## [Exercise]
Leave out the pictures and return every entry exactly as it appears.
------------------------------------------------
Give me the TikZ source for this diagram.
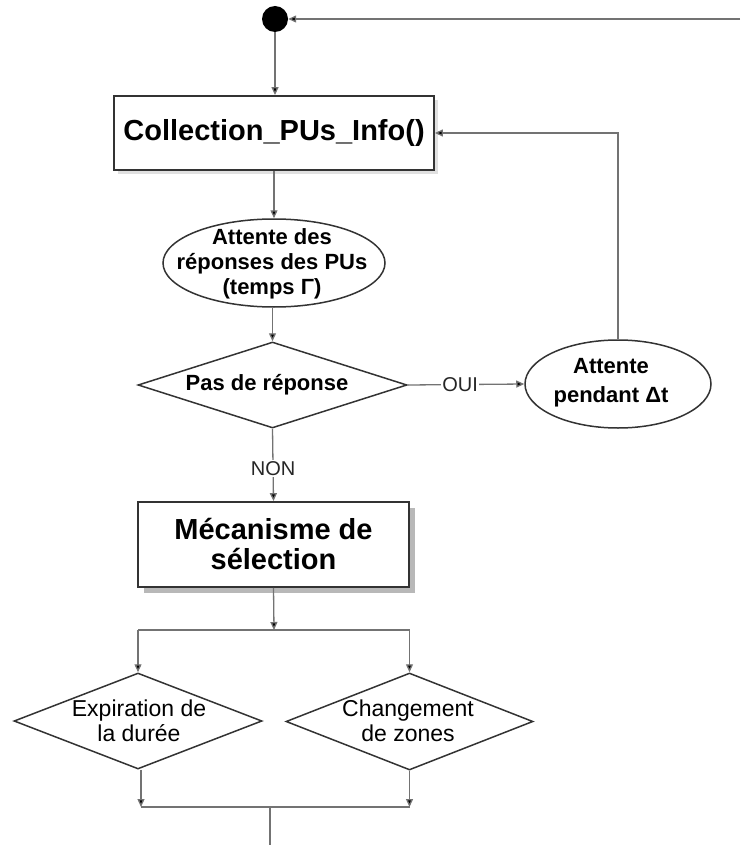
\documentclass[tikz,border=0pt]{standalone}
\usepackage{fontspec}
\setmainfont{Liberation Sans}
\usetikzlibrary{arrows.meta,shapes.geometric,shadows}
\begin{document}
\begin{tikzpicture}[x=1pt,y=-1pt,
  conn/.style={draw=black!55, line width=1.3pt},
  arr/.style={conn, -{Triangle[length=8pt,width=7pt,fill=black]}},
  boxnode/.style={draw=black!80, line width=1.8pt, fill=white, rectangle, inner sep=2pt},
  shadowA/.style={drop shadow={shadow xshift=4pt, shadow yshift=-4pt, fill=black!12, opacity=1}},
  shadowB/.style={drop shadow={shadow xshift=6pt, shadow yshift=-6pt, fill=black!28, opacity=1}},
  ellnode/.style={draw=black!80, line width=1.5pt, ellipse, inner sep=0pt},
  dianode/.style={draw=black!80, line width=1.5pt, diamond, inner sep=0pt},
  btext/.style={font=\bfseries\fontsize{22}{25}\selectfont, align=center, inner sep=0pt},
  rtext/.style={font=\fontsize{23}{25}\selectfont, align=center, inner sep=0pt},
  lab/.style={font=\fontsize{20}{22}\selectfont, fill=white, inner sep=1.5pt, text=black!85}
]
\useasboundingbox (0,0) rectangle (740,845);

% nodes
\node[circle, fill=black, minimum size=26pt, inner sep=0pt] (start) at (275,19) {};
\coordinate (tr) at (740,19);
\node[boxnode, shadowA, minimum width=320pt, minimum height=74pt,
  font=\bfseries\fontsize{29}{32}\selectfont] (c1) at (274,133) {Collection\_PUs\_Info()};
\node[ellnode, minimum width=222pt, minimum height=88pt] (e1) at (274,263) {};
\node[btext] (e1t) at (272,264) {Attente des\\réponses des PUs\\(temps Γ)};
\node[dianode, minimum width=269pt, minimum height=86pt] (d1) at (272.5,385) {};
\node[btext] (d1t) at (267,385) {Pas de réponse};
\node[ellnode, minimum width=186pt, minimum height=88pt] (e2) at (618,384) {};
\node[btext, font=\bfseries\fontsize{22}{29}\selectfont] (e2t) at (611,383) {Attente\\pendant Δt};
\node[boxnode, shadowB, minimum width=271pt, minimum height=85pt,
  font=\bfseries\fontsize{29}{30}\selectfont, align=center] (m) at (273.5,544.5) {Mécanisme de\\sélection};
\coordinate (j1) at (274,630);
\coordinate (jl) at (138,630);
\coordinate (jr) at (409.5,630);
\node[dianode, minimum width=248pt, minimum height=96pt] (d2) at (138,721) {};
\node[rtext] (d2t) at (139,720.5) {Expiration de\\la durée};
\node[dianode, minimum width=247pt, minimum height=97pt] (d3) at (409.5,721.5) {};
\node[rtext] (d3t) at (408,720.5) {Changement\\de zones};
\coordinate (bl) at (141,807);
\coordinate (br) at (409.5,807);
\coordinate (bm) at (270,807);
\coordinate (bend) at (270,845);
\coordinate (loopc) at (618,133);

% connectors
\draw[arr] (tr) -- (start);
\draw[arr] (start) -- (start |- c1.north);
\draw[arr] (c1.south) -- (e1.north);
\draw[arr] (e1.south -| d1.north) -- (d1.north);
\draw[arr] (d1.east) -- (e2.west) node[lab, pos=0.45] {OUI};
\draw[arr] (e2.north) -- (loopc) -- (c1.east);
\draw[arr] (d1.south) -- (m.north) node[lab, pos=0.55] {NON};
\draw[arr] (m.south) -- (j1);
\draw[conn] (jl) -- (jr);
\draw[arr] (jl) -- (d2.north);
\draw[arr] (jr) -- (d3.north);
\draw[arr] (d2.south -| bl) -- (bl);
\draw[arr] (d3.south) -- (br);
\draw[conn] (bl) -- (br);
\draw[conn] (bm) -- (bend);
\end{tikzpicture}
\end{document}
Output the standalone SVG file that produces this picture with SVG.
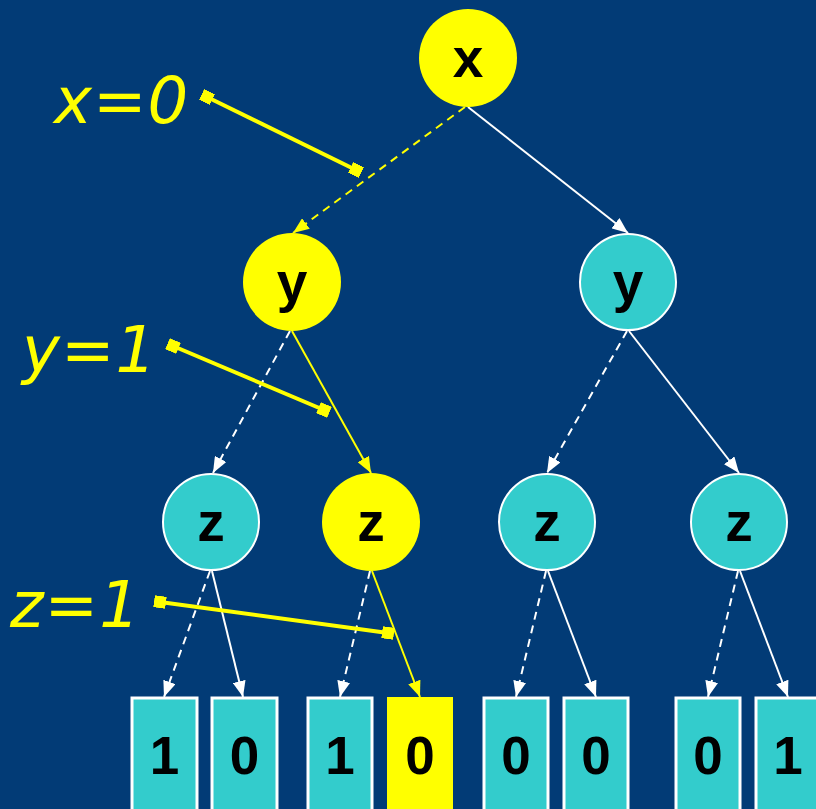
------------------------------------------------
## [Complete response]
Give me the TikZ source for this diagram.
\documentclass[tikz,border=0pt]{standalone}
\usepackage{fontspec}
\setmainfont{Liberation Sans}
\usetikzlibrary{arrows.meta,shapes.geometric,shadows}
\begin{document}
\begin{tikzpicture}[x=1pt,y=-1pt,
  conn/.style={draw=black!55, line width=1.3pt},
  arr/.style={conn, -{Triangle[length=8pt,width=7pt,fill=black]}},
  boxnode/.style={draw=black!80, line width=1.8pt, fill=white, rectangle, inner sep=2pt},
  shadowA/.style={drop shadow={shadow xshift=4pt, shadow yshift=-4pt, fill=black!12, opacity=1}},
  shadowB/.style={drop shadow={shadow xshift=6pt, shadow yshift=-6pt, fill=black!28, opacity=1}},
  ellnode/.style={draw=black!80, line width=1.5pt, ellipse, inner sep=0pt},
  dianode/.style={draw=black!80, line width=1.5pt, diamond, inner sep=0pt},
  btext/.style={font=\bfseries\fontsize{22}{25}\selectfont, align=center, inner sep=0pt},
  rtext/.style={font=\fontsize{23}{25}\selectfont, align=center, inner sep=0pt},
  lab/.style={font=\fontsize{20}{22}\selectfont, fill=white, inner sep=1.5pt, text=black!85}
]
\useasboundingbox (0,0) rectangle (740,845);

% nodes
\node[circle, fill=black, minimum size=26pt, inner sep=0pt] (start) at (275,19) {};
\coordinate (tr) at (740,19);
\node[boxnode, shadowA, minimum width=320pt, minimum height=74pt,
  font=\bfseries\fontsize{29}{32}\selectfont] (c1) at (274,133) {Collection\_PUs\_Info()};
\node[ellnode, minimum width=222pt, minimum height=88pt] (e1) at (274,263) {};
\node[btext] (e1t) at (272,264) {Attente des\\réponses des PUs\\(temps Γ)};
\node[dianode, minimum width=269pt, minimum height=86pt] (d1) at (272.5,385) {};
\node[btext] (d1t) at (267,385) {Pas de réponse};
\node[ellnode, minimum width=186pt, minimum height=88pt] (e2) at (618,384) {};
\node[btext, font=\bfseries\fontsize{22}{29}\selectfont] (e2t) at (611,383) {Attente\\pendant Δt};
\node[boxnode, shadowB, minimum width=271pt, minimum height=85pt,
  font=\bfseries\fontsize{29}{30}\selectfont, align=center] (m) at (273.5,544.5) {Mécanisme de\\sélection};
\coordinate (j1) at (274,630);
\coordinate (jl) at (138,630);
\coordinate (jr) at (409.5,630);
\node[dianode, minimum width=248pt, minimum height=96pt] (d2) at (138,721) {};
\node[rtext] (d2t) at (139,720.5) {Expiration de\\la durée};
\node[dianode, minimum width=247pt, minimum height=97pt] (d3) at (409.5,721.5) {};
\node[rtext] (d3t) at (408,720.5) {Changement\\de zones};
\coordinate (bl) at (141,807);
\coordinate (br) at (409.5,807);
\coordinate (bm) at (270,807);
\coordinate (bend) at (270,845);
\coordinate (loopc) at (618,133);

% connectors
\draw[arr] (tr) -- (start);
\draw[arr] (start) -- (start |- c1.north);
\draw[arr] (c1.south) -- (e1.north);
\draw[arr] (e1.south -| d1.north) -- (d1.north);
\draw[arr] (d1.east) -- (e2.west) node[lab, pos=0.45] {OUI};
\draw[arr] (e2.north) -- (loopc) -- (c1.east);
\draw[arr] (d1.south) -- (m.north) node[lab, pos=0.55] {NON};
\draw[arr] (m.south) -- (j1);
\draw[conn] (jl) -- (jr);
\draw[arr] (jl) -- (d2.north);
\draw[arr] (jr) -- (d3.north);
\draw[arr] (d2.south -| bl) -- (bl);
\draw[arr] (d3.south) -- (br);
\draw[conn] (bl) -- (br);
\draw[conn] (bm) -- (bend);
\end{tikzpicture}
\end{document}
Output the standalone SVG file that produces this picture with SVG.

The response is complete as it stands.